Monday, October 13, 2008

N.Korea to resume atom closure Tuesday

North Korea on Monday restored U.N. monitors' access to its atom bomb complex and will resume disabling its nuclear reactor on Tuesday, the U.N. nuclear watchdog said, after a deal with Washington to save the process.

The accord appears to have rescued a denuclearization process jeopardized by disputes over verification.

An IAEA statement confirmed diplomatic reports earlier in the day that North Korea had re-admitted IAEA monitors to Yongbyon. Pyongyang had pledged on Sunday to resume steps to eliminate its atomic bomb program in a deal with Washington. Melissa Fleming, spokeswoman for the U.N. nuclear watchdog, said North Korea had reinstated IAEA monitoring of the 5 megawatt reactor, the nuclear fuel fabrication facility and a reprocessing plant that had producing weapons-grade plutonium.

"Agency inspectors were also informed today that, as of tomorrow, 14 October, core discharge activities at the reactor would be resumed, monitored by Agency inspectors," she said.

"(Our) inspectors will also now be permitted to re-apply containment and surveillance measures at the reprocessing facility," Fleming said in a statement.

North Korea had barred the inspectors from Yongbyon last Thursday in anger over Washington's refusal to remove it from a sponsors-of-terrorism blacklist in a dispute over the extent of verification measures required for denuclearization.

The U.S. State Department announced on Saturday that it had delisted the Stalinist state after Pyongyang agreed to a series of verification steps.

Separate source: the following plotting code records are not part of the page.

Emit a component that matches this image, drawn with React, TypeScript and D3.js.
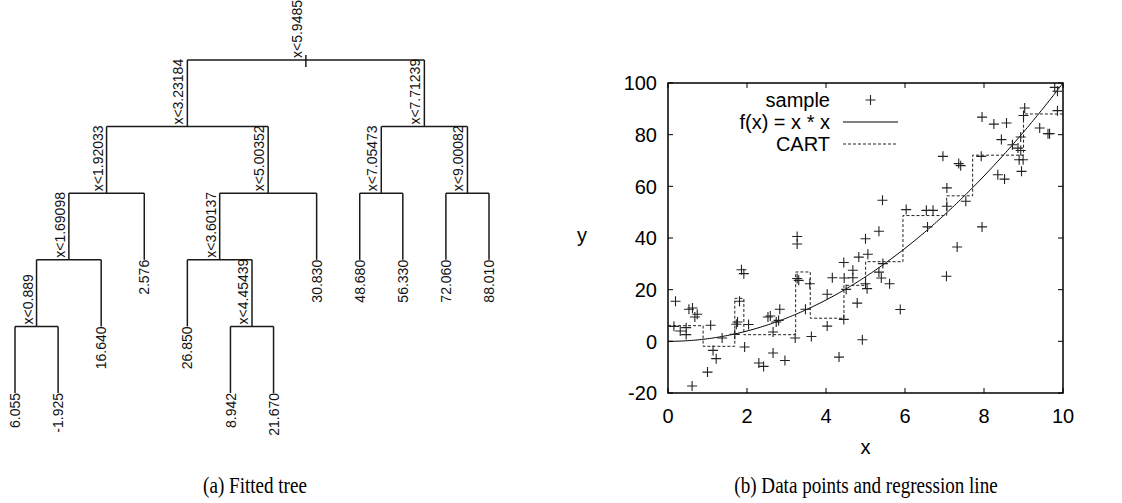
import React from "react";
import * as d3 from "d3";

// ---------------- data ----------------
type TNode = { id: string; parent: string | null; label: string };
const treeNodes: TNode[] = [
  { id: "n1", parent: null, label: "x<5.9485" },
  { id: "n2", parent: "n1", label: "x<3.23184" },
  { id: "n3", parent: "n1", label: "x<7.71239" },
  { id: "n4", parent: "n2", label: "x<1.92033" },
  { id: "n5", parent: "n2", label: "x<5.00352" },
  { id: "n6", parent: "n3", label: "x<7.05473" },
  { id: "n7", parent: "n3", label: "x<9.00082" },
  { id: "n8", parent: "n4", label: "x<1.69098" },
  { id: "l4", parent: "n4", label: "2.576" },
  { id: "n10", parent: "n5", label: "x<3.60137" },
  { id: "l8", parent: "n5", label: "30.830" },
  { id: "l9", parent: "n6", label: "48.680" },
  { id: "l10", parent: "n6", label: "56.330" },
  { id: "l11", parent: "n7", label: "72.060" },
  { id: "l12", parent: "n7", label: "88.010" },
  { id: "n16", parent: "n8", label: "x<0.889" },
  { id: "l3", parent: "n8", label: "16.640" },
  { id: "l5", parent: "n10", label: "26.850" },
  { id: "n21", parent: "n10", label: "x<4.45439" },
  { id: "l1", parent: "n16", label: "6.055" },
  { id: "l2", parent: "n16", label: "-1.925" },
  { id: "l6", parent: "n21", label: "8.942" },
  { id: "l7", parent: "n21", label: "21.670" },
];

const cartSplits = [0.889, 1.69098, 1.92033, 3.23184, 3.60137, 4.45439, 5.00352, 5.9485, 7.05473, 7.71239, 9.00082];
const cartValues = [6.055, -1.925, 16.64, 2.576, 26.85, 8.942, 21.67, 30.83, 48.68, 56.33, 72.06, 88.01];

const sampleX = [
  0.19, 0.15, 0.31, 0.46, 0.46, 0.53, 0.62, 0.68, 0.74, 0.61,
  1.08, 1.0, 1.14, 1.22, 1.37, 1.69, 1.73, 1.76, 1.81, 1.86,
  1.92, 2.04, 1.94, 2.3, 2.42, 2.53, 2.59, 2.66, 2.66, 2.83,
  2.8, 2.74, 2.96, 3.22, 3.27, 3.31, 3.27, 3.27, 3.48, 3.59,
  3.63, 4.03, 4.03, 4.16, 4.33, 4.45, 4.46, 4.45, 4.51, 4.68,
  4.68, 4.79, 4.83, 4.92, 5.0, 5.04, 5.06, 5.34, 5.4, 5.44,
  5.61, 5.88, 7.05, 7.32, 5.0, 5.34, 5.43, 6.03, 6.54, 6.71,
  6.57, 7.06, 7.06, 6.96, 7.36, 7.41, 7.54, 7.93, 7.95, 7.95,
  8.25, 8.57, 8.44, 8.35, 8.52, 8.72, 8.86, 8.93, 8.89, 8.99,
  8.95, 8.93, 9.03, 9.0, 9.41, 9.62, 9.66, 9.79, 9.86, 9.86,
];
const sampleY = [
  15.5, 5.8, 4.0, 5.3, 2.6, 12.4, 12.9, 9.4, 10.5, -17.3,
  6.2, -11.9, -3.5, -6.7, 1.3, 2.7, 6.6, 7.5, 15.5, 27.7,
  26.2, 6.5, -2.2, -8.4, -9.7, 9.4, 9.8, 3.6, -4.5, 12.4,
  8.1, 7.5, -7.4, 1.3, 24.3, 23.6, 40.6, 37.7, 12.4, 22.3,
  1.9, 18.2, 5.9, 24.6, -6.1, 30.5, 24.5, 8.5, 20.1, 27.5,
  24.6, 14.8, 32.6, 0.6, 22.3, 20.4, 33.7, 26.8, 24.5, 30.1,
  22.3, 12.3, 25.2, 36.5, 39.7, 42.6, 54.6, 51.0, 50.7, 50.7,
  44.3, 59.4, 52.3, 71.6, 68.8, 68.0, 54.2, 71.6, 44.3, 86.8,
  84.1, 84.5, 78.1, 64.5, 62.8, 76.1, 74.8, 73.9, 70.3, 70.3,
  65.8, 79.1, 90.3, 87.4, 82.6, 80.4, 80.4, 98.3, 96.8, 89.3,
];

const xTicks = [0, 2, 4, 6, 8, 10];
const yTicks = [-20, 0, 20, 40, 60, 80, 100];
const legendLabels = ["sample", "f(x) = x * x", "CART"];
const captions = ["(a) Fitted tree", "(b) Data points and regression line"];

const W = 1122;
const H = 503;
const SANS = "'Liberation Sans', Arial, Helvetica, sans-serif";
const SERIF = "'Liberation Serif', 'Times New Roman', serif";

function Tree() {
  const root = d3
    .stratify<TNode>()
    .id((d) => d.id)
    .parentId((d) => d.parent)(treeNodes);
  const leaves = root.leaves();
  const xLeaf = d3.scaleLinear().domain([0, leaves.length - 1]).range([15, 489]);
  const yDepth = d3.scaleLinear().domain([0, 5]).range([60, 393]);
  const pos = new Map<any, number>();
  leaves.forEach((l, i) => pos.set(l, xLeaf(i)));
  root.eachAfter((n) => {
    if (n.children) pos.set(n, d3.mean(n.children, (c) => pos.get(c)!)!);
  });
  const nodes = root.descendants();
  const stroke = "#1a1a1a";
  const fs = 14;
  return (
    <g>
      {nodes.map((n, i) => {
        const x = pos.get(n)!;
        const y = yDepth(n.depth);
        const els: any[] = [];
        if (n.children) {
          els.push(
            <line key={"h" + i} x1={pos.get(n.children[0])} x2={pos.get(n.children[n.children.length - 1])} y1={y} y2={y} stroke={stroke} strokeWidth={1.5} />
          );
        }
        if (n.parent) {
          els.push(<line key={"v" + i} x1={x} x2={x} y1={yDepth(n.parent.depth)} y2={y} stroke={stroke} strokeWidth={1.5} />);
        } else {
          els.push(<line key={"v" + i} x1={x} x2={x} y1={y - 5} y2={y + 7} stroke={stroke} strokeWidth={1.5} />);
        }
        if (n.children) {
          els.push(
            <text key={"t" + i} transform={`translate(${x - 4},${y - 2}) rotate(-90)`} fontSize={fs} fontFamily={SANS} fill="#111" textAnchor="start">
              {n.data.label}
            </text>
          );
        } else {
          els.push(
            <text key={"t" + i} transform={`translate(${x},${y}) rotate(-90)`} dy="0.36em" fontSize={fs} fontFamily={SANS} fill="#111" textAnchor="end">
              {n.data.label}
            </text>
          );
        }
        return <g key={i}>{els}</g>;
      })}
    </g>
  );
}

function Plot() {
  const L = 668, R = 1063, T = 83, B = 393;
  const xS = d3.scaleLinear().domain([0, 10]).range([L, R]);
  const yS = d3.scaleLinear().domain([-20, 100]).range([B, T]);
  const fs = 20;
  const tickLen = 5;
  const curvePts = d3.range(0, 10.0001, 0.05).map((x) => [x, x * x] as [number, number]);
  const line = d3.line<[number, number]>().x((d) => xS(d[0])).y((d) => yS(d[1]));
  const cartPts: [number, number][] = [[0, cartValues[0]]];
  cartSplits.forEach((s, i) => cartPts.push([s, cartValues[i + 1]]));
  cartPts.push([10, cartValues[cartValues.length - 1]]);
  const stepLine = d3.line<[number, number]>().x((d) => xS(d[0])).y((d) => yS(d[1])).curve(d3.curveStepAfter);
  const ps = 5;
  const legY = [100, 122, 144];
  const legTextX = 830;
  const legSymX1 = 843, legSymX2 = 898;
  return (
    <g>
      <defs>
        <clipPath id="plotclip">
          <rect x={L} y={T} width={R - L} height={B - T} />
        </clipPath>
      </defs>
      {xTicks.map((t) => (
        <g key={"xt" + t}>
          <line x1={xS(t)} x2={xS(t)} y1={B} y2={B - tickLen} stroke="#000" strokeWidth={1} />
          <line x1={xS(t)} x2={xS(t)} y1={T} y2={T + tickLen} stroke="#000" strokeWidth={1} />
          <text x={xS(t)} y={B + 30} textAnchor="middle" fontSize={fs} fontFamily={SANS} fill="#000">
            {t}
          </text>
        </g>
      ))}
      {yTicks.map((t) => (
        <g key={"yt" + t}>
          <line x1={L} x2={L + tickLen} y1={yS(t)} y2={yS(t)} stroke="#000" strokeWidth={1} />
          <line x1={R} x2={R - tickLen} y1={yS(t)} y2={yS(t)} stroke="#000" strokeWidth={1} />
          <text x={L - 11} y={yS(t)} dy="0.36em" textAnchor="end" fontSize={fs} fontFamily={SANS} fill="#000">
            {t}
          </text>
        </g>
      ))}
      <g clipPath="url(#plotclip)">
        <path d={line(curvePts)!} fill="none" stroke="#000" strokeWidth={1} />
        <path d={stepLine(cartPts)!} fill="none" stroke="#222" strokeWidth={1} strokeDasharray="3,2" />
        {sampleX.map((x, i) => (
          <path
            key={"p" + i}
            d={`M${xS(x) - ps},${yS(sampleY[i])}h${2 * ps}M${xS(x)},${yS(sampleY[i]) - ps}v${2 * ps}`}
            stroke="#222"
            strokeWidth={1.1}
            fill="none"
          />
        ))}
      </g>
      <rect x={L} y={T} width={R - L} height={B - T} fill="none" stroke="#000" strokeWidth={1.5} />
      {legendLabels.map((lab, i) => (
        <text key={"lg" + i} x={legTextX} y={legY[i]} dy="0.34em" textAnchor="end" fontSize={fs} fontFamily={SANS} fill="#000">
          {lab}
        </text>
      ))}
      <path
        d={`M${(legSymX1 + legSymX2) / 2 - ps},${legY[0]}h${2 * ps}M${(legSymX1 + legSymX2) / 2},${legY[0] - ps}v${2 * ps}`}
        stroke="#222"
        strokeWidth={1.1}
      />
      <line x1={legSymX1} x2={legSymX2} y1={legY[1]} y2={legY[1]} stroke="#000" strokeWidth={1} />
      <line x1={legSymX1} x2={legSymX2} y1={legY[2]} y2={legY[2]} stroke="#222" strokeWidth={1} strokeDasharray="3,2" />
      <text x={(L + R) / 2} y={454} textAnchor="middle" fontSize={fs} fontFamily={SANS} fill="#000">
        x
      </text>
      <text x={582} y={(T + B) / 2} dy="0.2em" textAnchor="middle" fontSize={fs} fontFamily={SANS} fill="#000">
        y
      </text>
    </g>
  );
}

export default function App() {
  return (
    <div style={{ position: "absolute", left: 0, top: 0 }}>
      <svg width={W} height={H} style={{ display: "block", background: "#fff" }}>
        <rect x={0} y={0} width={W} height={H} fill="#fff" />
        <Tree />
        <Plot />
        <text transform="translate(255,493) scale(0.83,1)" textAnchor="middle" fontSize={23} fontFamily={SERIF} fill="#000">
          {captions[0]}
        </text>
        <text transform="translate(866,493) scale(0.83,1)" textAnchor="middle" fontSize={23} fontFamily={SERIF} fill="#000">
          {captions[1]}
        </text>
      </svg>
    </div>
  );
}
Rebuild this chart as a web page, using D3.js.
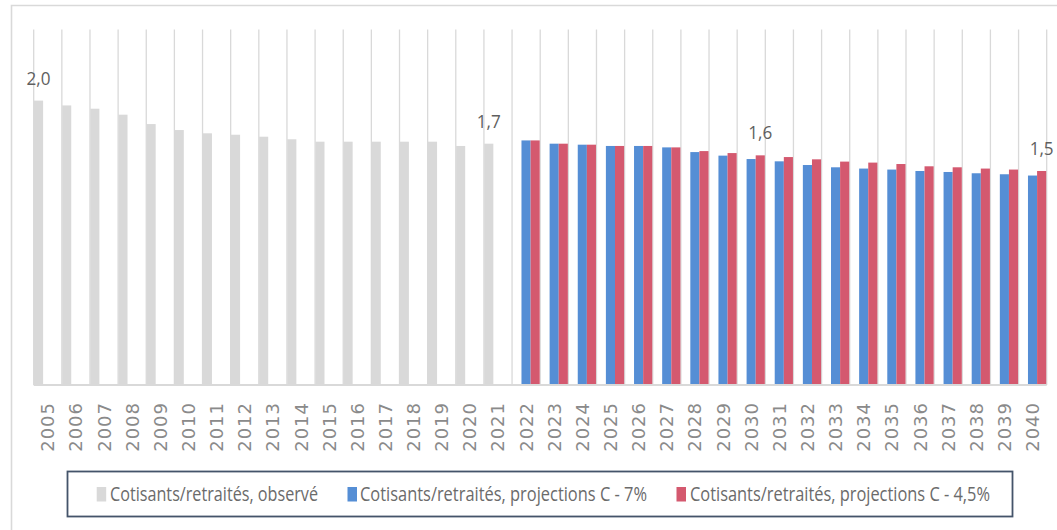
<!DOCTYPE html>
<html>
<head>
<meta charset="utf-8">
<script src="https://cdn.jsdelivr.net/npm/d3@7"></script>
<style>
  html, body { margin: 0; padding: 0; background: #ffffff; }
  svg { display: block; }
</style>
</head>
<body>
<svg id="chart" width="1057" height="530"></svg>
<script>
// ---- data ----
const years = d3.range(2005, 2041).map(String);
const observed = [2.00, 1.966, 1.943, 1.901, 1.835, 1.793, 1.770, 1.760, 1.746, 1.728,
                  1.711, 1.711, 1.711, 1.711, 1.711, 1.681, 1.697];           // 2005-2021
const projC7 = [1.720, 1.697, 1.690, 1.681, 1.681, 1.671, 1.638, 1.613, 1.589, 1.573,
                1.547, 1.531, 1.522, 1.515, 1.505, 1.498, 1.489, 1.482, 1.473]; // 2022-2040
const projC45 = [1.720, 1.697, 1.690, 1.681, 1.681, 1.671, 1.645, 1.631, 1.615, 1.603,
                 1.587, 1.571, 1.564, 1.554, 1.538, 1.531, 1.522, 1.515, 1.505]; // 2022-2040
const observedYears = years.slice(0, 17);
const projYears = years.slice(17);
const seriesNames = ["Cotisants/retraités, observé",
                     "Cotisants/retraités, projections C - 7%",
                     "Cotisants/retraités, projections C - 4,5%"];
const seriesKeys = ["obs", "c7", "c45"];
const labelled = [ // [year, seriesKey]
  ["2005", "obs"], ["2021", "obs"], ["2030", "c45"], ["2040", "c45"]
];

const colors = { obs: "#d9d9d9", c7: "#558ed5", c45: "#d4596f" };

// ---- build rows ----
const rows = [];
observedYears.forEach((y, i) => rows.push({ year: y, key: "obs", value: observed[i] }));
projYears.forEach((y, i) => rows.push({ year: y, key: "c7", value: projC7[i] }));
projYears.forEach((y, i) => rows.push({ year: y, key: "c45", value: projC45[i] }));

const svg = d3.select("#chart");

// outer frame (top and left edges visible)
svg.append("path")
  .attr("d", "M11.5,530 L11.5,5.5 L1057,5.5")
  .attr("fill", "none").attr("stroke", "#d9d9d9").attr("stroke-width", 1.6);

const x = d3.scaleBand().domain(years).range([33.7, 1046.7]).padding(0);
const bw = x.bandwidth();
const xs = d3.scaleBand().domain(seriesKeys).range([0.3, bw - 0.5]).padding(0);
const y = d3.scaleLinear().domain([0, 2.5]).range([385, 29.5]);

// vertical gridlines at category boundaries
const bounds = years.map(d => x(d)).concat([x(years[years.length - 1]) + bw]);
svg.append("g").selectAll("line").data(bounds).join("line")
  .attr("x1", d => d).attr("x2", d => d)
  .attr("y1", y(2.5)).attr("y2", y(0))
  .attr("stroke", "#d9d9d9").attr("stroke-width", 1.3);

// bars
svg.append("g").selectAll("rect").data(rows).join("rect")
  .attr("x", d => x(d.year) + xs(d.key))
  .attr("width", xs.bandwidth())
  .attr("y", d => y(d.value))
  .attr("height", d => y(0) - y(d.value))
  .attr("fill", d => colors[d.key]);

// baseline
svg.append("line")
  .attr("x1", x.range()[0]).attr("x2", x.range()[1])
  .attr("y1", y(0)).attr("y2", y(0))
  .attr("stroke", "#d9d9d9").attr("stroke-width", 2);

// data labels
const fmt = v => d3.format(".1f")(v).replace(".", ",");
const labelRows = labelled.map(([yr, k]) => rows.find(r => r.year === yr && r.key === k));
svg.append("g").selectAll("text").data(labelRows).join("text")
  .attr("x", d => x(d.year) + xs(d.key) + xs.bandwidth() / 2)
  .attr("y", d => y(d.value) - 16)
  .attr("text-anchor", "middle")
  .attr("font-family", "'Open Sans', sans-serif")
  .attr("font-size", 19)
  .attr("fill", "#5f5f5f")
  .attr("transform", d => {
    const cx = x(d.year) + xs(d.key) + xs.bandwidth() / 2;
    return `translate(${cx},0) scale(0.9,1) translate(${-cx},0)`;
  })
  .text(d => fmt(d.value));

// x axis labels (rotated)
const xAxis = d3.axisBottom(x).tickSize(0).tickPadding(0);
const gx = svg.append("g").attr("transform", `translate(0,${y(0)})`).call(xAxis);
gx.select(".domain").remove();
gx.selectAll(".tick text")
  .attr("font-family", "'DejaVu Sans', sans-serif")
  .attr("font-size", 18)
  .attr("letter-spacing", 1)
  .attr("fill", "#8a8a8a")
  .attr("text-anchor", "end")
  .attr("x", 0).attr("y", 0).attr("dy", "0.36em")
  .attr("transform", "translate(0,17) scale(1,1) rotate(-90)");

// legend
const legend = svg.append("g");
legend.append("rect")
  .attr("x", 67.5).attr("y", 471.5).attr("width", 945).attr("height", 45)
  .attr("fill", "#ffffff").attr("stroke", "#44546a").attr("stroke-width", 1.8);
const legendItems = [
  { key: "obs", name: seriesNames[0], sx: 96.7, tx: 110, len: 208 },
  { key: "c7", name: seriesNames[1], sx: 347.5, tx: 360, len: 287 },
  { key: "c45", name: seriesNames[2], sx: 676.5, tx: 690, len: 300 }
];
const li = legend.selectAll("g.item").data(legendItems).join("g").attr("class", "item");
li.append("rect")
  .attr("x", d => d.sx).attr("y", 487).attr("width", 9.5).attr("height", 14.5)
  .attr("fill", d => colors[d.key]);
li.append("text")
  .attr("x", d => d.tx).attr("y", 500.5)
  .attr("font-family", "'Open Sans', sans-serif")
  .attr("font-size", 20)
  .attr("fill", "#6b6b6b")
  .attr("textLength", d => d.len)
  .attr("lengthAdjust", "spacingAndGlyphs")
  .text(d => d.name);
</script>
</body>
</html>
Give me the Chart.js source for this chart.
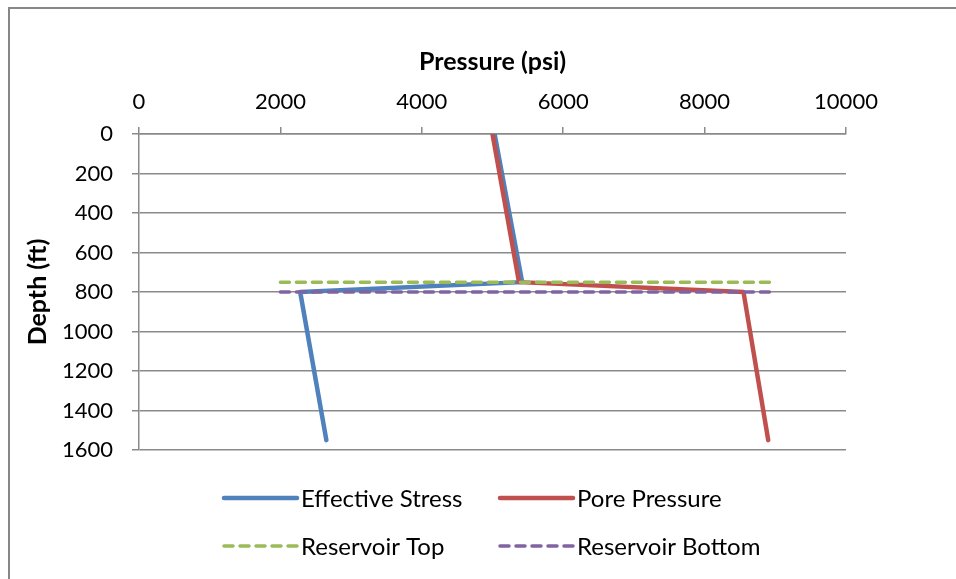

Fleming said the IAEA had not yet been briefed on details of that pact and hoped this would happen once all six nations party to the process -- the others are South Korea, Japan, China and Russia -- had met to finalize the arrangement.

A Vienna diplomat familiar with the matter said the three inspectors' first job would be to reassess the status of Yongbyon's facilities, since Pyongyang had taken steps in recent weeks to reactivate them.

ROW OVER EXTENT OF VERIFICATION

Under a February 2007 disarmament deal with five powers, North Korea was to have been removed from the U.S. blacklist once it provided a full account of its nuclear programs and accepted a system to check its claims.

The isolated, impoverished North wants to be delisted so it can draw from international finance, see a myriad of trade sanctions dropped and use global settlement banks to send money abroad instead of relying on cash-stuffed suitcases.

But the deal threatened to unravel after Pyongyang signaled it had no intention of letting foreign monitors scour the nation at will and poke into any military or other high-security site.

Washington's decision to delist North Korea was made after the North agreed to access for experts to all declared nuclear facilities and, based on "mutual consent," undeclared sites.

Experts from the six nations handling the North Korean dossier -- the two Koreas, Russia, China, Japan and the United States -- could participate in verification, and the IAEA would have an "important consultative and support role."

Measures would encompass the plutonium bomb program as well as "any uranium enrichment and proliferation activities."

But the deal has yet to be formalized, and implementation almost certainly remains a hazardous challenge.

First, North Korea has reported producing less plutonium than the United States has estimated, which is about 50 kg (110 lb), or, conservatively, enough for six to eight nuclear bombs.

Second, Washington wants to be able to check on suspicions that the North has a covert program to enrich uranium for weapons -- giving it a second pathway to atom bomb capability -- and that it exported the proliferation-prone technology.

Most of the dismantling steps, begun last November, had been completed and were supposed to take at least a year to reverse.

As a part of the 2007 disarmament deal, North Korea began receiving 1 million tons of heavy fuel oil, or aid of equal value such as steel, when it froze operations at Yongbyon last year and allowed in nuclear inspectors.

South Korea is likely to send 3,000 tons of held-up steel aid to the North once it was clear dismantling work had resumed, Yonhap news agency quoted sources as saying on Monday.